THE renowned St Francis Pipe Band celebrated their 90th anniversary Mass at Blessed John Duns Scotus Church, Gorbals, just before Christmas.
Fr Edmund Highton was the principal celebrant at the special mass, alongside Fr Anthony who has been involved with the group for the last 40 years.
The group has brought the joy of music to adults and young people alike, and preserved the spirit of charity and goodwill in honour of its namesake, St Francis of Assisi.
The event ended with the pipe band (above) marching back to St Francis’ Church Hall, where they entertained guests at the annual Bridging the Gap Christmas party.
Fr Highton presented each individual band member with their new St Francis inspired kilts, which celebrate the unique and continuing relationship between the Franciscans and Scotland, which has survived for more than 800 years. Each colour of the tartan symbolises an important feature in the bands history. The brown represents the colour of the robes of the Franciscans; the blue is the St Andrew’s Cross in the saltire; the green reflects St Francis being the patron saint of ecology and being in touch with the natural world; the white is the three lines depicting the knots of the Franciscan friars robes; the purple is for the indigenous Scottish heather and thistles and the red symbolises the blood and the suffering of Christ.
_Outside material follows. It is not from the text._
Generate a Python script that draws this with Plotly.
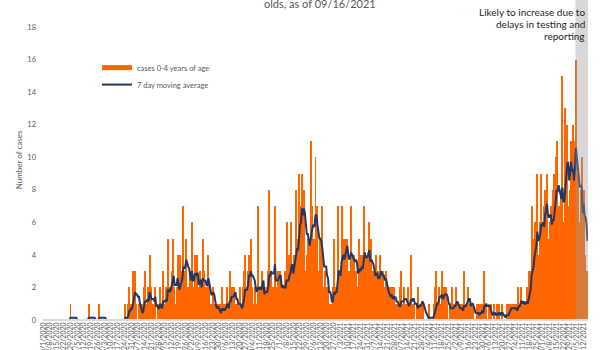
import pandas as pd
import plotly.graph_objects as go

start_date = "2020-03-01"

# Daily cases among 0-4 year olds (one list per month)
mar_2020 = [0, 0, 0, 0, 0, 0, 0, 0, 0, 0, 0, 0, 0, 0, 0, 0, 0, 0, 0, 0, 0, 0, 0, 0, 0, 0, 0, 0, 1, 0, 0]
apr_2020 = [0, 0, 0, 0, 0, 0, 0, 0, 0, 0, 0, 0, 0, 0, 0, 0, 1, 0, 0, 0, 0, 0, 0, 0, 0, 0, 0, 1, 0, 0]
may_2020 = [0, 0, 0, 0, 0, 0, 0, 0, 0, 0, 0, 0, 0, 0, 0, 0, 0, 0, 0, 0, 0, 0, 0, 0, 1, 0, 0, 1, 2, 0, 1]
jun_2020 = [1, 3, 2, 3, 1, 0, 0, 1, 0, 1, 1, 0, 2, 3, 1, 0, 2, 0, 4, 0, 2, 1, 0, 1, 2, 0, 0, 1, 1, 2]
jul_2020 = [0, 1, 3, 0, 1, 2, 1, 5, 1, 2, 1, 3, 5, 2, 1, 1, 2, 4, 1, 2, 4, 2, 3, 7, 3, 2, 5, 2, 1, 2, 3]
aug_2020 = [2, 6, 1, 2, 4, 1, 4, 2, 1, 3, 2, 1, 5, 3, 2, 1, 1, 2, 4, 2, 1, 0, 1, 2, 1, 0, 1, 0, 1, 0, 1]
sep_2020 = [0, 2, 0, 1, 0, 1, 2, 1, 0, 3, 1, 2, 1, 2, 2, 1, 0, 1, 0, 1, 2, 1, 0, 2, 3, 4, 1, 2, 3, 4]
oct_2020 = [2, 5, 2, 1, 1, 2, 1, 0, 7, 1, 2, 1, 1, 3, 2, 1, 2, 2, 1, 3, 8, 2, 3, 1, 2, 1, 7, 1, 2, 3, 2]
nov_2020 = [3, 1, 2, 2, 1, 3, 2, 6, 1, 2, 4, 2, 6, 3, 2, 4, 3, 8, 5, 5, 9, 7, 5, 9, 5, 8, 3, 3, 4, 5]
dec_2020 = [5, 4, 11, 7, 4, 5, 4, 10, 4, 7, 3, 2, 5, 3, 7, 1, 2, 3, 2, 1, 2, 1, 1, 1, 0, 2, 5, 1, 2, 1, 7]
jan_2021 = [3, 2, 3, 7, 4, 2, 5, 5, 4, 5, 3, 2, 3, 7, 4, 3, 4, 2, 3, 2, 2, 5, 4, 3, 4, 2, 7, 4, 3, 4, 3]
feb_2021 = [6, 3, 2, 5, 2, 3, 1, 3, 4, 2, 3, 2, 4, 3, 2, 3, 2, 1, 3, 1, 2, 0, 2, 1, 2, 1, 2, 1]
mar_2021 = [1, 0, 1, 1, 0, 2, 3, 1, 0, 2, 1, 0, 1, 2, 0, 1, 4, 0, 1, 1, 0, 0, 1, 2, 1, 1, 1, 1, 1, 0, 0]
apr_2021 = [0, 0, 0, 0, 1, 0, 0, 0, 0, 1, 2, 3, 1, 0, 2, 1, 1, 3, 1, 2, 1, 2, 1, 0, 0, 1, 0, 1, 2, 1]
may_2021 = [1, 0, 2, 1, 0, 1, 0, 1, 0, 1, 3, 0, 1, 1, 2, 1, 1, 0, 1, 1, 0, 0, 0, 1, 0, 1, 0, 1, 0, 1, 0]
jun_2021 = [3, 1, 1, 0, 0, 1, 0, 1, 0, 0, 1, 0, 0, 1, 0, 1, 0, 0, 1, 0, 0, 0, 0, 1, 0, 1, 1, 1, 1, 0]
jul_2021 = [1, 0, 1, 1, 0, 2, 1, 1, 2, 1, 0, 1, 1, 1, 2, 1, 3, 2, 3, 7, 3, 4, 5, 6, 4, 9, 3, 4, 6, 9, 6]
aug_2021 = [5, 7, 8, 6, 9, 4, 5, 6, 7, 4, 8, 9, 7, 10, 11, 6, 7, 5, 8, 5, 15, 5, 6, 13, 11, 12, 6, 7, 8, 11, 9]
sep_2021 = [12, 7, 11, 16, 4, 9, 4, 6, 8, 10, 5, 8, 4, 3, 3, 1]

months = [mar_2020, apr_2020, may_2020, jun_2020, jul_2020, aug_2020, sep_2020, oct_2020,
          nov_2020, dec_2020, jan_2021, feb_2021, mar_2021, apr_2021, may_2021, jun_2021,
          jul_2021, aug_2021, sep_2021]
cases = [v for m in months for v in m]

delay_start = "2021-09-03 12:00"   # start of the shaded "reporting delay" period

bar_name = "cases 0-4 years of age"
ma_name = "7 day moving average"
y_title = "Number of cases"
title_text = "olds, as of 09/16/2021"
note_lines = ["Likely to increase due to", "delays in testing and", "reporting"]

dates = pd.date_range(start_date, periods=len(cases), freq="D")
moving_avg = pd.Series(cases).rolling(7).mean()

ORANGE = "#FF6600"
NAVY = "#1F3864"
GREY_TXT = "#595959"

fig = go.Figure()
fig.add_trace(go.Bar(x=dates, y=cases, name=bar_name, showlegend=False,
                     marker=dict(color=ORANGE, line=dict(width=0))))
fig.add_trace(go.Scatter(x=[None], y=[None], mode="lines", name=bar_name,
                         legend="legend", line=dict(color=ORANGE, width=5)))
fig.add_trace(go.Scatter(x=dates, y=moving_avg, mode="lines", name=ma_name,
                         legend="legend2", line=dict(color=NAVY, width=2)))

legend_style = dict(xanchor="left", yanchor="top", font=dict(size=7.5, color=GREY_TXT),
                    bgcolor="rgba(0,0,0,0)")

note_y = [0.962, 0.926, 0.889]
annotations = [
    dict(text=title_text, xref="paper", yref="paper", x=0.508, y=0.99,
         xanchor="center", yanchor="middle", showarrow=False,
         font=dict(size=11, color=GREY_TXT)),
]
for line, yy in zip(note_lines, note_y):
    annotations.append(dict(text=line, xref="paper", yref="paper", x=0.998, y=yy,
                            xanchor="right", yanchor="middle", showarrow=False,
                            font=dict(size=10, color="#262626")))

half_day = pd.Timedelta(hours=12)
fig.update_layout(
    width=600, height=350,
    margin=dict(l=43, r=12, t=0, b=30),
    paper_bgcolor="white", plot_bgcolor="white",
    font=dict(family="Lato", color=GREY_TXT),
    bargap=0,
    showlegend=True,
    legend=dict(x=0.099, y=0.834, **legend_style),
    legend2=dict(x=0.099, y=0.781, **legend_style),
    xaxis=dict(type="date", range=[dates[0] - half_day, dates[-1] + half_day],
               tick0=start_date, dtick=7 * 86400000, tickformat="%-m/%-d/%Y",
               tickangle=-90, tickfont=dict(size=7, color=GREY_TXT),
               showline=False, showgrid=False, zeroline=False, ticks="",
               automargin=False),
    yaxis=dict(range=[0, 19.66], tick0=0, dtick=2, showgrid=False, zeroline=False,
               showline=False, ticks="", tickfont=dict(size=7.5, color=GREY_TXT),
               ticklabelstandoff=6, automargin=False,
               title=dict(text=y_title, font=dict(size=8, color=GREY_TXT), standoff=3)),
    shapes=[
        dict(type="rect", xref="x", yref="paper", x0=delay_start,
             x1=dates[-1] + half_day, y0=0, y1=1, layer="above",
             fillcolor="rgb(154,154,154)", opacity=0.39, line=dict(width=0)),
        # category axis baseline, drawn over the series like the original
        dict(type="line", xref="paper", yref="paper", x0=0, x1=1, y0=0, y1=0,
             layer="above", line=dict(color="#D9D9D9", width=2)),
    ],
    annotations=annotations,
)

fig.write_html("out.html")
Anthony Ó’Doibhailein, one of the band’s organisers, said the anniversary mass and presenting of the tartan was an emotional event for all involved.
“It is with some pride that the band can wear a tartan which truly reflects more of the story of its origins and so continue to play a part in the ongoing connection between the Franciscans and Scotland.”
Despite the band’s uniform being overhauled with the tartan launch, the band’s key principles stay the same. It will continue to be self-funded and not charge for uniform or fees for band members.
The band has taken part in some very special performances, including playing for Pope John Paul II at Murrayfield in 1982, and playing when a relic of his was brought to Scotland in 2015.
Fr Leonard, of St Francis’ Church, started the band in 1926 as he wanted to give the young boys of the Gorbals something which took them off the street and instilled some discipline into them and be enjoyable at the same time. In the heyday of the Gorbals, the pipe band was not just important to the church but also to the local community.
The group also celebrated Christmas with its traditional parade, which seen the band play throughout the streets of the Gorbals on Christmas morning.